*WHAT YOU ARE ASKED TO DO*: Quote the listing in full, exactly as given, minus any pictures.
_____
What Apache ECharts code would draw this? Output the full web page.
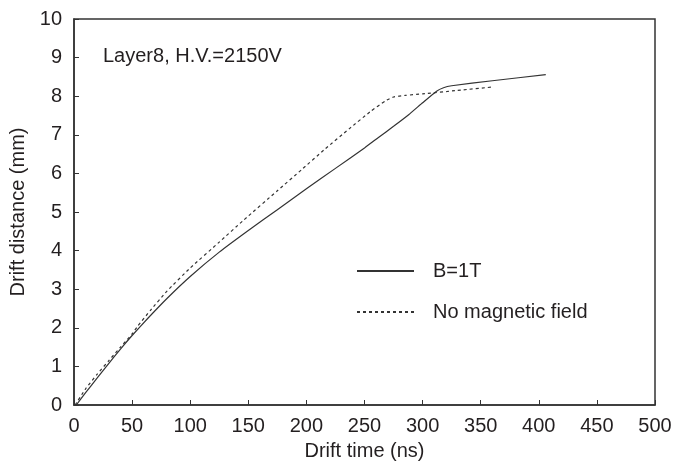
<!DOCTYPE html>
<html><head><meta charset="utf-8">
<script src="https://cdn.jsdelivr.net/npm/echarts@6/dist/echarts.min.js"></script>
<style>html,body{margin:0;padding:0;background:#fff}#c{width:678px;height:466px}</style>
</head><body><div id="c"></div>
<script>
var timeB = [2, 10, 20, 30, 40, 50, 64, 80, 100, 125, 150, 175, 200, 225, 250, 262, 275, 288, 300, 312, 318, 325, 360, 406];
var distB = [0, 0.32, 0.70, 1.08, 1.45, 1.80, 2.26, 2.76, 3.33, 3.96, 4.52, 5.06, 5.60, 6.13, 6.66, 6.93, 7.22, 7.52, 7.83, 8.13, 8.22, 8.27, 8.40, 8.56];
var timeN = [1, 10, 20, 30, 40, 50, 55, 66, 80, 100, 125, 146, 175, 196, 216, 237, 255, 268, 275, 285, 300, 330, 361];
var distN = [0, 0.42, 0.80, 1.15, 1.50, 1.84, 2.05, 2.46, 2.95, 3.55, 4.22, 4.79, 5.55, 6.10, 6.63, 7.16, 7.60, 7.88, 7.98, 8.02, 8.06, 8.15, 8.24];
var xTicks = [0, 50, 100, 150, 200, 250, 300, 350, 400, 450, 500];
var yTicks = [0, 1, 2, 3, 4, 5, 6, 7, 8, 9, 10];
var seriesNames = ['B=1T', 'No magnetic field'];
var annotation = 'Layer8, H.V.=2150V';

function pairs(t, d) { return t.map(function (v, i) { return [v, d[i]]; }); }
var FONT = "'Liberation Sans', Arial, Helvetica, sans-serif";
var TXT = '#231f20';
var FS = 20;
var chart = echarts.init(document.getElementById('c'), null, {renderer: 'canvas'});
chart.setOption({
  animation: false,
  backgroundColor: '#fff',
  grid: {left: 74, top: 19, right: 23, bottom: 58, show: true, borderColor: '#333', borderWidth: 1.5, backgroundColor: 'transparent'},
  xAxis: {
    type: 'value', min: xTicks[0], max: xTicks[xTicks.length - 1], interval: 50,
    name: 'Drift time (ns)', nameLocation: 'middle', nameGap: 36,
    nameTextStyle: {fontFamily: FONT, fontSize: FS, color: TXT},
    axisLine: {show: true, lineStyle: {color: '#333', width: 1.5}},
    axisTick: {show: true, inside: true, length: 5, lineStyle: {color: '#333'}},
    axisLabel: {fontFamily: FONT, fontSize: FS, color: TXT, margin: 11},
    splitLine: {show: false}
  },
  yAxis: {
    type: 'value', min: yTicks[0], max: yTicks[yTicks.length - 1], interval: 1,
    name: 'Drift distance (mm)', nameLocation: 'middle', nameGap: 43,
    nameTextStyle: {fontFamily: FONT, fontSize: FS, color: TXT},
    axisLine: {show: true, lineStyle: {color: '#333', width: 1.5}},
    axisTick: {show: true, inside: true, length: 5, lineStyle: {color: '#333'}},
    axisLabel: {fontFamily: FONT, fontSize: FS, color: TXT, margin: 12},
    splitLine: {show: false}
  },
  legend: {
    orient: 'vertical', left: 351, top: 255, itemWidth: 57, itemHeight: 14, itemGap: 19,
    itemStyle: {opacity: 0, borderWidth: 0},
    textStyle: {fontFamily: FONT, fontSize: FS, color: TXT, lineHeight: 22, padding: [0, 0, 0, 14]},
    data: seriesNames
  },
  graphic: [{
    type: 'text', left: 103, top: 46,
    style: {text: annotation, font: FS + 'px ' + FONT, fill: TXT}
  }],
  series: [
    {name: seriesNames[0], type: 'line', data: pairs(timeB, distB), showSymbol: false, symbol: 'none', smooth: 0.15,
     lineStyle: {color: '#333', width: 1.2, type: 'solid'}, itemStyle: {color: '#333'}},
    {name: seriesNames[1], type: 'line', data: pairs(timeN, distN), showSymbol: false, symbol: 'none', smooth: 0.15,
     lineStyle: {color: '#333', width: 1.2, type: [3, 3]}, itemStyle: {color: '#333'}}
  ]
});
</script></body></html>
_____
*SOLUTION BELOW*:
What Apache ECharts code would draw this? Output the full web page.
<!DOCTYPE html>
<html><head><meta charset="utf-8">
<script src="https://cdn.jsdelivr.net/npm/echarts@6/dist/echarts.min.js"></script>
<style>html,body{margin:0;padding:0;background:#fff}#c{width:678px;height:466px}</style>
</head><body><div id="c"></div>
<script>
var timeB = [2, 10, 20, 30, 40, 50, 64, 80, 100, 125, 150, 175, 200, 225, 250, 262, 275, 288, 300, 312, 318, 325, 360, 406];
var distB = [0, 0.32, 0.70, 1.08, 1.45, 1.80, 2.26, 2.76, 3.33, 3.96, 4.52, 5.06, 5.60, 6.13, 6.66, 6.93, 7.22, 7.52, 7.83, 8.13, 8.22, 8.27, 8.40, 8.56];
var timeN = [1, 10, 20, 30, 40, 50, 55, 66, 80, 100, 125, 146, 175, 196, 216, 237, 255, 268, 275, 285, 300, 330, 361];
var distN = [0, 0.42, 0.80, 1.15, 1.50, 1.84, 2.05, 2.46, 2.95, 3.55, 4.22, 4.79, 5.55, 6.10, 6.63, 7.16, 7.60, 7.88, 7.98, 8.02, 8.06, 8.15, 8.24];
var xTicks = [0, 50, 100, 150, 200, 250, 300, 350, 400, 450, 500];
var yTicks = [0, 1, 2, 3, 4, 5, 6, 7, 8, 9, 10];
var seriesNames = ['B=1T', 'No magnetic field'];
var annotation = 'Layer8, H.V.=2150V';

function pairs(t, d) { return t.map(function (v, i) { return [v, d[i]]; }); }
var FONT = "'Liberation Sans', Arial, Helvetica, sans-serif";
var TXT = '#231f20';
var FS = 20;
var chart = echarts.init(document.getElementById('c'), null, {renderer: 'canvas'});
chart.setOption({
  animation: false,
  backgroundColor: '#fff',
  grid: {left: 74, top: 19, right: 23, bottom: 58, show: true, borderColor: '#333', borderWidth: 1.5, backgroundColor: 'transparent'},
  xAxis: {
    type: 'value', min: xTicks[0], max: xTicks[xTicks.length - 1], interval: 50,
    name: 'Drift time (ns)', nameLocation: 'middle', nameGap: 36,
    nameTextStyle: {fontFamily: FONT, fontSize: FS, color: TXT},
    axisLine: {show: true, lineStyle: {color: '#333', width: 1.5}},
    axisTick: {show: true, inside: true, length: 5, lineStyle: {color: '#333'}},
    axisLabel: {fontFamily: FONT, fontSize: FS, color: TXT, margin: 11},
    splitLine: {show: false}
  },
  yAxis: {
    type: 'value', min: yTicks[0], max: yTicks[yTicks.length - 1], interval: 1,
    name: 'Drift distance (mm)', nameLocation: 'middle', nameGap: 43,
    nameTextStyle: {fontFamily: FONT, fontSize: FS, color: TXT},
    axisLine: {show: true, lineStyle: {color: '#333', width: 1.5}},
    axisTick: {show: true, inside: true, length: 5, lineStyle: {color: '#333'}},
    axisLabel: {fontFamily: FONT, fontSize: FS, color: TXT, margin: 12},
    splitLine: {show: false}
  },
  legend: {
    orient: 'vertical', left: 351, top: 255, itemWidth: 57, itemHeight: 14, itemGap: 19,
    itemStyle: {opacity: 0, borderWidth: 0},
    textStyle: {fontFamily: FONT, fontSize: FS, color: TXT, lineHeight: 22, padding: [0, 0, 0, 14]},
    data: seriesNames
  },
  graphic: [{
    type: 'text', left: 103, top: 46,
    style: {text: annotation, font: FS + 'px ' + FONT, fill: TXT}
  }],
  series: [
    {name: seriesNames[0], type: 'line', data: pairs(timeB, distB), showSymbol: false, symbol: 'none', smooth: 0.15,
     lineStyle: {color: '#333', width: 1.2, type: 'solid'}, itemStyle: {color: '#333'}},
    {name: seriesNames[1], type: 'line', data: pairs(timeN, distN), showSymbol: false, symbol: 'none', smooth: 0.15,
     lineStyle: {color: '#333', width: 1.2, type: [3, 3]}, itemStyle: {color: '#333'}}
  ]
});
</script></body></html>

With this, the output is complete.